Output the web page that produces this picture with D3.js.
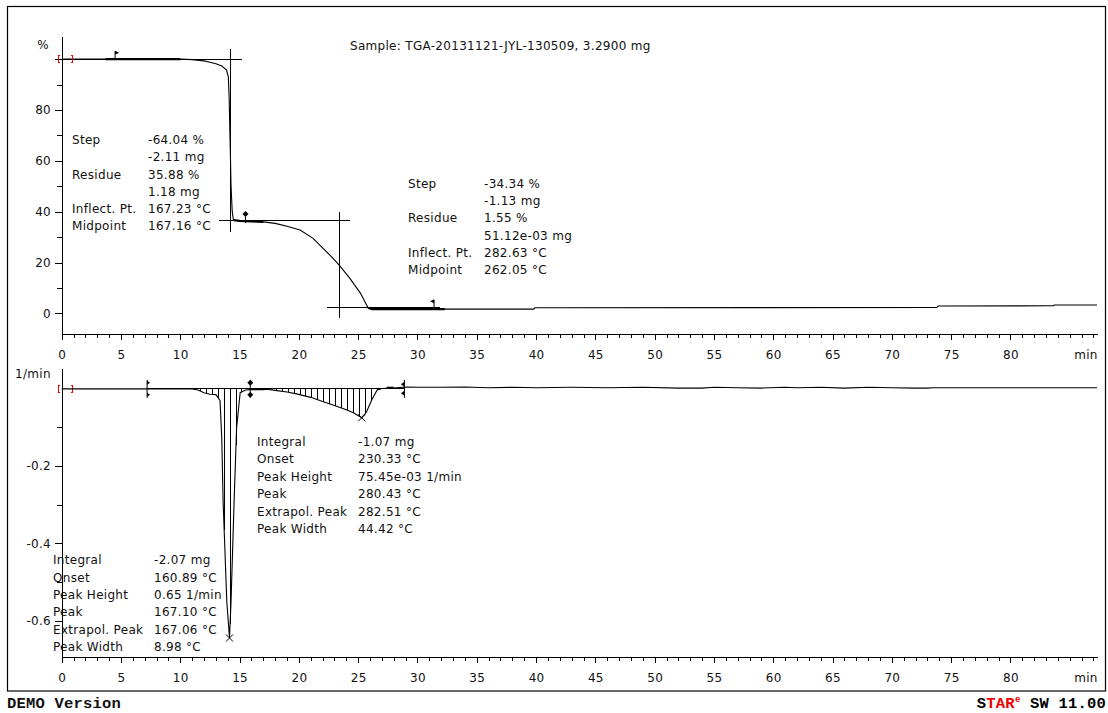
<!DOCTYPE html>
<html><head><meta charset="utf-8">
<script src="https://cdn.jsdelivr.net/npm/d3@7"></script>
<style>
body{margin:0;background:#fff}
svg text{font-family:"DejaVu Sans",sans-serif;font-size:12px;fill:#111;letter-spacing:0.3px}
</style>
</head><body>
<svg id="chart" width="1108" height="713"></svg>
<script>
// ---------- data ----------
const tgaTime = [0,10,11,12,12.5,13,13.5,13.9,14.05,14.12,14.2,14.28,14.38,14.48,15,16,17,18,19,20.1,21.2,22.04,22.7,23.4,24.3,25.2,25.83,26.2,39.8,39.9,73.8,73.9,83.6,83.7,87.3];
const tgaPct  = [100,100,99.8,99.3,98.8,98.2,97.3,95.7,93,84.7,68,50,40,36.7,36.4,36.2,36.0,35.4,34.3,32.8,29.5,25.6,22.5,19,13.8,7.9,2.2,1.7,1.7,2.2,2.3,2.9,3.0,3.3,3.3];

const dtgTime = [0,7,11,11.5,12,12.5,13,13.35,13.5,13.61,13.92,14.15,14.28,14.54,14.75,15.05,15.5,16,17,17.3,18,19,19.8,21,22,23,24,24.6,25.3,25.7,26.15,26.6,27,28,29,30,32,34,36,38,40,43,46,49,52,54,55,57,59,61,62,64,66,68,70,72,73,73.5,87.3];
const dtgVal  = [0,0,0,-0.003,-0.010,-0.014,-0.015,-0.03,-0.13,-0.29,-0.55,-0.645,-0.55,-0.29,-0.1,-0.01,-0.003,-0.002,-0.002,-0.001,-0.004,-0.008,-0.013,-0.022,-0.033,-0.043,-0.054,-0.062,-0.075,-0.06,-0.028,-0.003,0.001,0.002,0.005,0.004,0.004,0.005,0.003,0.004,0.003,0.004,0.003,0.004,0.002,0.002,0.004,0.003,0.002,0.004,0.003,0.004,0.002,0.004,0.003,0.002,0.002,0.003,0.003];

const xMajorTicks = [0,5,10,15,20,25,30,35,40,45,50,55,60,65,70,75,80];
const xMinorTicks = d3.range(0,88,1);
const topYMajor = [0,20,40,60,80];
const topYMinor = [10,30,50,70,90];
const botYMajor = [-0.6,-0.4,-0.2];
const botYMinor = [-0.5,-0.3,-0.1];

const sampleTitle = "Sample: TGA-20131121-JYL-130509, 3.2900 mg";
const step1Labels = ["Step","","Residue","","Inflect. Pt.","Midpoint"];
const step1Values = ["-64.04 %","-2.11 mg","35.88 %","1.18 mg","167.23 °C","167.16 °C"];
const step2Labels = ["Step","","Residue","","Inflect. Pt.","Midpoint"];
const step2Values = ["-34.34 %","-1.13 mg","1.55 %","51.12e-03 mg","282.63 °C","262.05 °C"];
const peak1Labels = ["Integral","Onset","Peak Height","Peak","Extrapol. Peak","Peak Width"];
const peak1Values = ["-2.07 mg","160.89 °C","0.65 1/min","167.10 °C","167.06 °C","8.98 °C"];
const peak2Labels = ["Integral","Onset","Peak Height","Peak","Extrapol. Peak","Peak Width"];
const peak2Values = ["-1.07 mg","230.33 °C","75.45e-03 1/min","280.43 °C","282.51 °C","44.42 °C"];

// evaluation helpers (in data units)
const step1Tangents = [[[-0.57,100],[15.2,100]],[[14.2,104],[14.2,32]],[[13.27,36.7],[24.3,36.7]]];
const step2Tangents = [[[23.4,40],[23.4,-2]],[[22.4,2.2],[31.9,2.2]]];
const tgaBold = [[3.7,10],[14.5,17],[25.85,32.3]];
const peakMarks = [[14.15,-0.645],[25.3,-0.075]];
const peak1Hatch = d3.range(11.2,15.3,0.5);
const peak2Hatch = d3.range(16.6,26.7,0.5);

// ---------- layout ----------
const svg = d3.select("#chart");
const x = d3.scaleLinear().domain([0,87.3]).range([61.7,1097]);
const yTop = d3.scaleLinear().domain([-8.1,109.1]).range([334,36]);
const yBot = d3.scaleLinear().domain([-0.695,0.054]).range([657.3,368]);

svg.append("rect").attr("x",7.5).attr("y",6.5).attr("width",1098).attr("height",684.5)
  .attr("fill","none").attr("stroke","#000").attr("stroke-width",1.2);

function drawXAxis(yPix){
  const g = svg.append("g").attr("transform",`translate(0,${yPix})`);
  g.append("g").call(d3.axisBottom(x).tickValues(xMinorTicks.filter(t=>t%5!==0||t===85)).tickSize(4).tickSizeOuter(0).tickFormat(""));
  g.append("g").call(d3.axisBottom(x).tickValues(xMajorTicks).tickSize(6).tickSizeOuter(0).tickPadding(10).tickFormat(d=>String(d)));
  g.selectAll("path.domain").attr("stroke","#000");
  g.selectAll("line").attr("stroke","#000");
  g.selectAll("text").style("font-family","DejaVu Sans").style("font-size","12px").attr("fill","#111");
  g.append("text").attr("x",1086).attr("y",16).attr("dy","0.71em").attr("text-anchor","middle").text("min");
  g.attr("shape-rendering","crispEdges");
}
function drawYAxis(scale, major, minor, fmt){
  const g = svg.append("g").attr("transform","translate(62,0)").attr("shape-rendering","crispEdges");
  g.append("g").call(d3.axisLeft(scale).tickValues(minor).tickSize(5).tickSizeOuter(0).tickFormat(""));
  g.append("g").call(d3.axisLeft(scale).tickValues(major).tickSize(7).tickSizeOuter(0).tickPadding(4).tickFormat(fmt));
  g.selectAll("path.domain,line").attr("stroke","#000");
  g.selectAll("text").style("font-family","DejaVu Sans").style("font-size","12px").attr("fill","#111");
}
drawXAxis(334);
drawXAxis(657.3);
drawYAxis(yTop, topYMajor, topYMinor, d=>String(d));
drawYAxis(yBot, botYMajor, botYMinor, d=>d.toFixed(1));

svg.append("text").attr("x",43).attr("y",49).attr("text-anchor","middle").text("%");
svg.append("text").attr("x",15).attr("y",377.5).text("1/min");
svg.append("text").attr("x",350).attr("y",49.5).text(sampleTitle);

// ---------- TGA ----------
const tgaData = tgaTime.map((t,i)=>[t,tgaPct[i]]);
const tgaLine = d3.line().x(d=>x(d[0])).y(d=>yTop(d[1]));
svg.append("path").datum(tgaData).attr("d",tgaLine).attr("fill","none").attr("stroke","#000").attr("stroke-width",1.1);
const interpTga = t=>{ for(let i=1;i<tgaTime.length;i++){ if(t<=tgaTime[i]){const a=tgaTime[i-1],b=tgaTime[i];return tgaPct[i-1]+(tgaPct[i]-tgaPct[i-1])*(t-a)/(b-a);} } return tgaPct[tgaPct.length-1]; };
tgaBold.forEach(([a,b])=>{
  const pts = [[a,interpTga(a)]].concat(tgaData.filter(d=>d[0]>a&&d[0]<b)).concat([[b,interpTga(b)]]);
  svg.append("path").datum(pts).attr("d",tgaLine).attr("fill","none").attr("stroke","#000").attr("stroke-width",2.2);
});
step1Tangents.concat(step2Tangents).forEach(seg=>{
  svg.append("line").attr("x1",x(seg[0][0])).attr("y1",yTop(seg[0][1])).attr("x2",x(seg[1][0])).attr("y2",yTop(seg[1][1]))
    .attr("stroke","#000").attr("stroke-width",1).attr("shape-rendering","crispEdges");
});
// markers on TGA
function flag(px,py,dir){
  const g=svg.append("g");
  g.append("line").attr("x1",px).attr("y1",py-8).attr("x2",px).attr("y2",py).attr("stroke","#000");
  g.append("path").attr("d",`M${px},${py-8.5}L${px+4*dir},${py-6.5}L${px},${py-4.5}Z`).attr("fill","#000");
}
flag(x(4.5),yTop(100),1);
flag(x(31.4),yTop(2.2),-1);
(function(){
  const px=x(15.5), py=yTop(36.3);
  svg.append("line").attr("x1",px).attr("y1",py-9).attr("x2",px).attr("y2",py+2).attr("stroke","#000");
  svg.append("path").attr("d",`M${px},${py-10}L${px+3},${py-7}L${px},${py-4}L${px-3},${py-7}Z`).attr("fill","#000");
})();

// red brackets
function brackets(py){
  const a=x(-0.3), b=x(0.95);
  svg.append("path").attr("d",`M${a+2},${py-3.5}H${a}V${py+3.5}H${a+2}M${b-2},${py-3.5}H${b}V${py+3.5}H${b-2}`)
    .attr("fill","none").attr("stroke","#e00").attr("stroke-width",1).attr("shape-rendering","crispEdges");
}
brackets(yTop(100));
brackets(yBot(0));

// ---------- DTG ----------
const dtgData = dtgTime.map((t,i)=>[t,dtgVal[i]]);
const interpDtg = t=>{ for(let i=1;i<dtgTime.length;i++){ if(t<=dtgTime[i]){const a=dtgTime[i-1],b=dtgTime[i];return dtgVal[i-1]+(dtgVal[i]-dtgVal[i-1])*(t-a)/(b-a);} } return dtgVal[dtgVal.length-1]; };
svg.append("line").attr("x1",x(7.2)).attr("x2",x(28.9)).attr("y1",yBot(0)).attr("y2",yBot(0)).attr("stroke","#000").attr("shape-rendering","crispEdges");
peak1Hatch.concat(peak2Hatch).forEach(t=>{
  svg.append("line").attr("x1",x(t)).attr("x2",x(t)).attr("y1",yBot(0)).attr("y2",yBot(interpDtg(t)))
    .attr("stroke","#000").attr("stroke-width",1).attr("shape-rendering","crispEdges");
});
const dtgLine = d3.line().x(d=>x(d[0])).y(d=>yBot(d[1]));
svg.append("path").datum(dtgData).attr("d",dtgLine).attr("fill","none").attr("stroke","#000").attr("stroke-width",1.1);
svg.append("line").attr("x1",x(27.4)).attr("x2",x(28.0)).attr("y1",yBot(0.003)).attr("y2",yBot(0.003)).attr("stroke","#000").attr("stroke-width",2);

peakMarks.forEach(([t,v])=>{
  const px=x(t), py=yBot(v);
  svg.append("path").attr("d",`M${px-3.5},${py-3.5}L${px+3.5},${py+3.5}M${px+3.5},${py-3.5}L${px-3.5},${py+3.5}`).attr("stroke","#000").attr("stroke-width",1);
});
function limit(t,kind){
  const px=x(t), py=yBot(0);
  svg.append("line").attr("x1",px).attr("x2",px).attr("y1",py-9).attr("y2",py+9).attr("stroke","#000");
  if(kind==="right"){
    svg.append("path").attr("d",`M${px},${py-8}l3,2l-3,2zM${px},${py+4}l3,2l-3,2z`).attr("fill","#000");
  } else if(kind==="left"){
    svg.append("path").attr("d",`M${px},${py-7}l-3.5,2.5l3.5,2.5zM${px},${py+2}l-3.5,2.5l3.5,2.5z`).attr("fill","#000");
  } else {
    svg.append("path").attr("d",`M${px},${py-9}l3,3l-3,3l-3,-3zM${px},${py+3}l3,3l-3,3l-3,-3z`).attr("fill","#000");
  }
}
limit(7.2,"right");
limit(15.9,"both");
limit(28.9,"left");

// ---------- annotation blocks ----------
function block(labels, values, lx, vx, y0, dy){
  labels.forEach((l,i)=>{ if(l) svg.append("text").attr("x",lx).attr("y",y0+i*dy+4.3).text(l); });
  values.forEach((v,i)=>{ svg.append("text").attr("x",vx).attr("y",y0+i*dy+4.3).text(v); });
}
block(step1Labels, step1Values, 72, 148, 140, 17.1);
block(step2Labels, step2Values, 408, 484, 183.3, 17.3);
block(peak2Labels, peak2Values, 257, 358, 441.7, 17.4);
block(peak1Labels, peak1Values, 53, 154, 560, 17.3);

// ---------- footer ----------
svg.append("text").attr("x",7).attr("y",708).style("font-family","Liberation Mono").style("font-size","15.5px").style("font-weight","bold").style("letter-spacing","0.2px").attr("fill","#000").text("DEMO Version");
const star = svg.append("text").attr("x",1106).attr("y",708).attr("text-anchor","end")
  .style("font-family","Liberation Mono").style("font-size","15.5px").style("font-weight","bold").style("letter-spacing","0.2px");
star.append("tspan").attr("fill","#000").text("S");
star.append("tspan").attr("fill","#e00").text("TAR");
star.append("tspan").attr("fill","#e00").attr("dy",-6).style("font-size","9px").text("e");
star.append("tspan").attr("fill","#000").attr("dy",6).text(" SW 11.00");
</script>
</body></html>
--
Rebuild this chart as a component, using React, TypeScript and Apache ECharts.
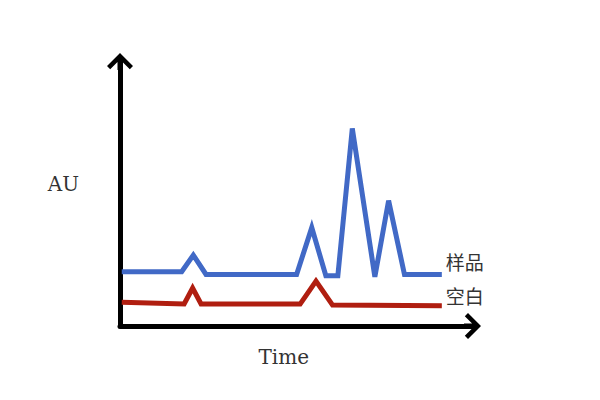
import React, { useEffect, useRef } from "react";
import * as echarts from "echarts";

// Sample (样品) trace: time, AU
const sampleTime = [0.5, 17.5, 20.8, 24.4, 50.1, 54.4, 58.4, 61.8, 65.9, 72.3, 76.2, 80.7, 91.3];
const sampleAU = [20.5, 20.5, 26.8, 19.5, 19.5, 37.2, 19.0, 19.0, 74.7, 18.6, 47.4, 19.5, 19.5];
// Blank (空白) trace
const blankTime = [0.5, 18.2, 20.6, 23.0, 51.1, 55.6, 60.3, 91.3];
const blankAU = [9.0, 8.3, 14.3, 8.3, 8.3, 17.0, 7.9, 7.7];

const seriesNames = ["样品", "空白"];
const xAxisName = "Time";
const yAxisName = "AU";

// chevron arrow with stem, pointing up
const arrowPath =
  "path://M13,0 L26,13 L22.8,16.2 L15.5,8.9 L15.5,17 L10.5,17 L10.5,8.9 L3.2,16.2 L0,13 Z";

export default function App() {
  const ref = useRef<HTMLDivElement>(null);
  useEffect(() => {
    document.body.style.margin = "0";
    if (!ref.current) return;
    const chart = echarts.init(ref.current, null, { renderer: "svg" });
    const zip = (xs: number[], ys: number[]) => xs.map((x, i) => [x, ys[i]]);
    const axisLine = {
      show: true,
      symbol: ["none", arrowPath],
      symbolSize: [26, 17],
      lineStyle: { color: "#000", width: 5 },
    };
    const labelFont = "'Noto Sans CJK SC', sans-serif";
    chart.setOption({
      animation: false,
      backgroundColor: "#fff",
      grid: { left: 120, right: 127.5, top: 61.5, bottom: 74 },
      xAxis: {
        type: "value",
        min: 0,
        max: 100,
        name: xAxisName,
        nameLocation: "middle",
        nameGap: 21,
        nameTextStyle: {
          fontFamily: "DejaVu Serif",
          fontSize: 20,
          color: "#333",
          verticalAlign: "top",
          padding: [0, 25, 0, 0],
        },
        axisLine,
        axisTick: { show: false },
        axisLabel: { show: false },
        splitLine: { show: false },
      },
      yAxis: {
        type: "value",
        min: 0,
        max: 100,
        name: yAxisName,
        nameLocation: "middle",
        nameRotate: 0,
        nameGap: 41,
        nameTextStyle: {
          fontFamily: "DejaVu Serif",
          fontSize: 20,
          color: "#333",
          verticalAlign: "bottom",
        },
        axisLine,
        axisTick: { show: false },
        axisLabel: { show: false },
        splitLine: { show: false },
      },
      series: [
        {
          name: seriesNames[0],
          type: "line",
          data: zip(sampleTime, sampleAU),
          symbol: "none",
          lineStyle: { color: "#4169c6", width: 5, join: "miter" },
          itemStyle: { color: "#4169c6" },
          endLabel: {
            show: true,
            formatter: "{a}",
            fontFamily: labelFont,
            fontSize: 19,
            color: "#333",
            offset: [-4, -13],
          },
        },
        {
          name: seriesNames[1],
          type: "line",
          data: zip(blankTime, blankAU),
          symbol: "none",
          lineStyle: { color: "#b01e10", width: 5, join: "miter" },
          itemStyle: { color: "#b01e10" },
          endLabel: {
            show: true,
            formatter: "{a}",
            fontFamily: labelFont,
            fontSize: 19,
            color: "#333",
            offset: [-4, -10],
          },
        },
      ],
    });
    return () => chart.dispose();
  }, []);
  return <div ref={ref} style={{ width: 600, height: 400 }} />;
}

(The task) Copy exactly the stretch of lines that starts at the line holding "Rebuild this chart" and ends at the line holding "L26,13 L22.8,16.2 L15.5,8.9". Drop the pictures.

(The response)
Rebuild this chart as a component, using React, TypeScript and Apache ECharts.
import React, { useEffect, useRef } from "react";
import * as echarts from "echarts";

// Sample (样品) trace: time, AU
const sampleTime = [0.5, 17.5, 20.8, 24.4, 50.1, 54.4, 58.4, 61.8, 65.9, 72.3, 76.2, 80.7, 91.3];
const sampleAU = [20.5, 20.5, 26.8, 19.5, 19.5, 37.2, 19.0, 19.0, 74.7, 18.6, 47.4, 19.5, 19.5];
// Blank (空白) trace
const blankTime = [0.5, 18.2, 20.6, 23.0, 51.1, 55.6, 60.3, 91.3];
const blankAU = [9.0, 8.3, 14.3, 8.3, 8.3, 17.0, 7.9, 7.7];

const seriesNames = ["样品", "空白"];
const xAxisName = "Time";
const yAxisName = "AU";

// chevron arrow with stem, pointing up
const arrowPath =
  "path://M13,0 L26,13 L22.8,16.2 L15.5,8.9 L15.5,17 L10.5,17 L10.5,8.9 L3.2,16.2 L0,13 Z";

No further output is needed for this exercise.